21 de janeiro de 2010

Pastos velhos para éguas novas.

(foto de Ernesto Matos)

Punheta do passado. É isso que ela gosta de fazer. Ama ter amado os amores que não deram certo. Adora sentir saudades de todos que a desprezaram. Seus olhos apertados e escuros fazendo sombra em seus enormes dentes brancos.

Fêmea com cara de cavalo. Potranca forte e de pata dura. Comendo pasto, procurando pasto, tentando galopar. Sem cela, sem arreio. Os olhos fixos como os olhos vidrados de um cavalinho de carrossel. A agonia petrificada e pintada de tinta preta.

O cavalinho do carrossel funciona assim: não para nunca, olha sempre pra frente e nem nota que gira em círculos. Ele se incomoda com as criancinhas que trepam nele e esquece que ele, como cavalinho de carrossel, foi feito justamente pra ser trepado por criancinhas ranhentas e desagradáveis.

Mas ela segue. E ela sofre e come pasto. Combate o tédio com grama verde. Lembra da sua enorme tristeza e se sente muito vital. Porque, em algum momento, ela entendeu a própria tristeza. E interpretou a própria tristeza como um lado poético de sua personalidade de mulher-cavala.
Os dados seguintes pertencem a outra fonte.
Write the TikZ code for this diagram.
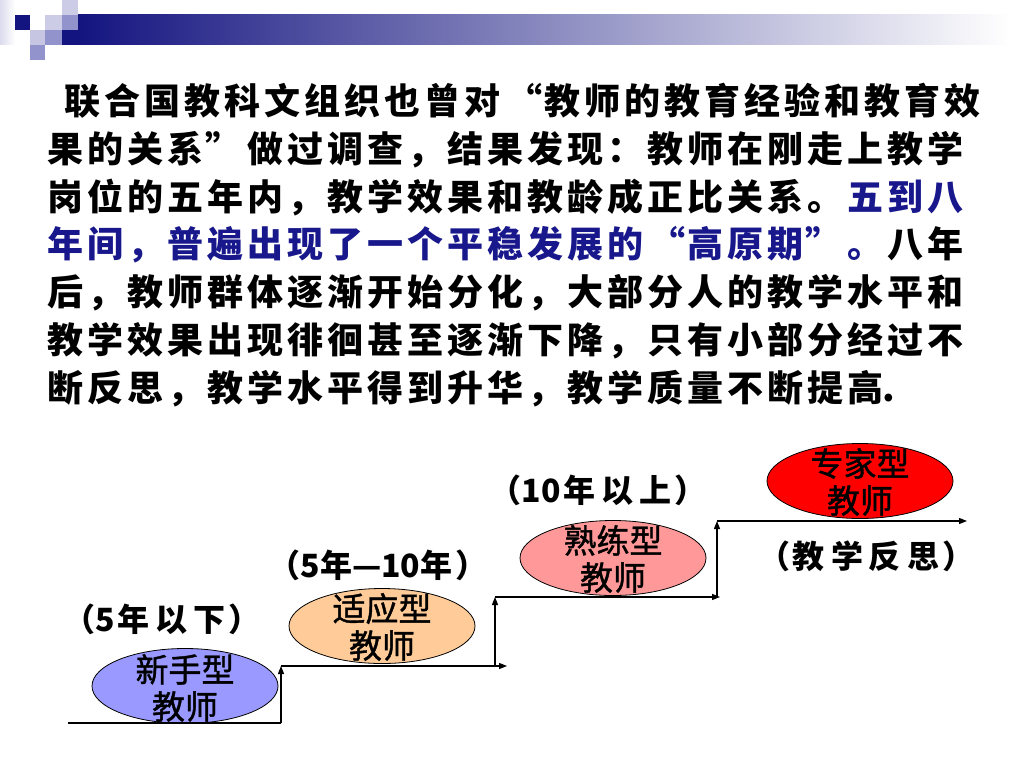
\documentclass[tikz,border=0pt]{standalone}
\usepackage{fontspec}
\newfontfamily\cjk{Noto Sans CJK SC}
\newfontfamily\cjkm{Noto Sans CJK SC}[FakeBold=1.2]
\usetikzlibrary{arrows.meta,shapes.geometric}
\definecolor{navy}{RGB}{20,20,128}
\definecolor{txtblue}{RGB}{24,24,140}
\definecolor{sqlight}{RGB}{204,204,230}
\definecolor{sqmid}{RGB}{146,146,204}
\definecolor{barmid}{RGB}{150,150,180}
\definecolor{fnovice}{RGB}{153,153,255}
\definecolor{fadapt}{RGB}{255,204,153}
\definecolor{fskill}{RGB}{255,153,153}
\definecolor{fexpert}{RGB}{255,0,0}
\newlength\cw \setlength\cw{40pt}
\def\cjkrow#1{\cjkloop#1\relax}
\def\cjkloop#1{\ifx\relax#1\else\makebox[\cw]{#1}\expandafter\cjkloop\fi}
\def\lpar{\makebox[13pt][r]{（}}
\def\rpar{\makebox[13pt][l]{）}}
\tikzset{
  para/.style={anchor=west,inner sep=0pt,text height=31pt,text depth=5pt,
    font=\cjk\bfseries\fontsize{36pt}{40pt}\selectfont},
  stage/.style={ellipse,draw=black,line width=0.8pt,minimum width=186pt,
    minimum height=75pt,inner sep=0pt},
  etext/.style={align=center,inner sep=0pt,
    font=\cjkm\fontsize{33pt}{37pt}\selectfont},
  yrs/.style={inner sep=0pt,font=\cjk\bfseries\fontsize{32pt}{34pt}\selectfont\setlength\cw{38pt}},
  stair/.style={line width=1.2pt,draw=black},
  stairarrow/.style={stair,-{Triangle[length=8pt,width=6pt]}}
}
\begin{document}
\begin{tikzpicture}[x=1pt,y=-1pt]
\useasboundingbox (0,0) rectangle (1024,768);
\fill[white] (0,0) rectangle (1024,768);
% header decoration
\shade[left color=sqlight!70,right color=white] (0,0) rectangle (15,45);
\fill[sqlight] (62,0) rectangle (78,15);
\fill[navy] (15,15) rectangle (30,30);
\fill[sqlight] (45,15) rectangle (62,30);
\fill[sqmid] (62,15) rectangle (78,30);
\fill[sqlight!90!sqmid] (30,30) rectangle (45,45);
\fill[sqmid] (45,30) rectangle (62,45);
\fill[navy] (62,30) rectangle (78,45);
\fill[sqmid] (30,45) rectangle (45,60);
\shade[left color=navy,middle color=barmid,right color=white] (78,15) rectangle (1010,45);
% paragraph
\node[para] (r1) at (62,101.5) {\cjkrow{联合国教科文组织也曾对}\makebox[\cw][r]{“}\cjkrow{教师的教育经验和教育效}};
\node[para] (r2) at (45,149.3) {\cjkrow{果的关系}\makebox[\cw][l]{”}\cjkrow{做过调查，结果发现：教师在刚走上教学}};
\node[para] (r3) at (45,197.1) {\cjkrow{岗位的五年内，教学效果和教龄成正比关系。}\textcolor{txtblue}{\cjkrow{五到八}}};
\node[para] (r4) at (45,244.9) {\textcolor{txtblue}{\cjkrow{年间，普遍出现了一个平稳发展的}\makebox[\cw][r]{“}\cjkrow{高原期}\makebox[\cw][l]{”}\cjkrow{。}}\cjkrow{八年}};
\node[para] (r5) at (45,292.7) {\cjkrow{后，教师群体逐渐开始分化，大部分人的教学水平和}};
\node[para] (r6) at (45,340.5) {\cjkrow{教学效果出现徘徊甚至逐渐下降，只有小部分经过不}};
\node[para] (r7) at (45,388.3) {\cjkrow{断反思，教学水平得到升华，教学质量不断提高}\hspace{-3pt}.};
% stage ellipses
\node[stage,fill=fnovice] (e1) at (185,686) {};
\node[stage,fill=fadapt] (e2) at (382,626) {};
\node[stage,fill=fskill] (e3) at (613,558) {};
\node[stage,fill=fexpert] (e4) at (860,481) {};
% staircase
\coordinate (s0) at (68,723);
\coordinate (s1) at (281,723);
\coordinate (s2) at (281,666);
\coordinate (s3) at (507,666);
\coordinate (s4) at (495,666);
\coordinate (s5) at (495,597);
\coordinate (s6) at (720,597);
\coordinate (s7) at (717,597);
\coordinate (s8) at (717,521);
\coordinate (s9) at (967,521);
\draw[stair] (s0) -- (s1);
\draw[stairarrow] (s1) -- (s2);
\draw[stairarrow] (s2) -- (s3);
\draw[stairarrow] (s4) -- (s5);
\draw[stairarrow] (s5) -- (s6);
\draw[stairarrow] (s7) -- (s8);
\draw[stairarrow] (s8) -- (s9);
% ellipse texts
\node[etext] (t1) at (185,688) {新手型\\教师};
\node[etext] (t2) at (382,627) {适应型\\教师};
\node[etext] (t3) at (613,559) {熟练型\\教师};
\node[etext] (t4) at (860,482) {专家型\\教师};
% period labels
\node[yrs] (l1) at (162,619) {\lpar 5\cjkrow{年以下}\rpar};
\node[yrs] (l2) at (378,565) {\lpar 5年—10年\hspace{3pt}\rpar};
\node[yrs] (l3) at (598,490) {\lpar 10\cjkrow{年以上}\rpar};
\node[yrs] (l4) at (866,556) {\lpar\cjkrow{教学反思}\rpar};
\end{tikzpicture}
\end{document}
Nas noites sem lua ela relincha satisfeita e se vê em grandes parques de diversão, fazendo parte de um carrossel imenso, dourado e cheio de luzes que piscam frenéticas. Um carrossel de ouro que faz um giro belíssimo com 100 metros de diâmetro.

Ela cavalga veloz e sente o vento na cara. Ela se considera feliz, apesar de tudo. Ela não é boa, ela não é má. Ela é apenas o que pode ser. E isso, infelizmente, não é muita coisa.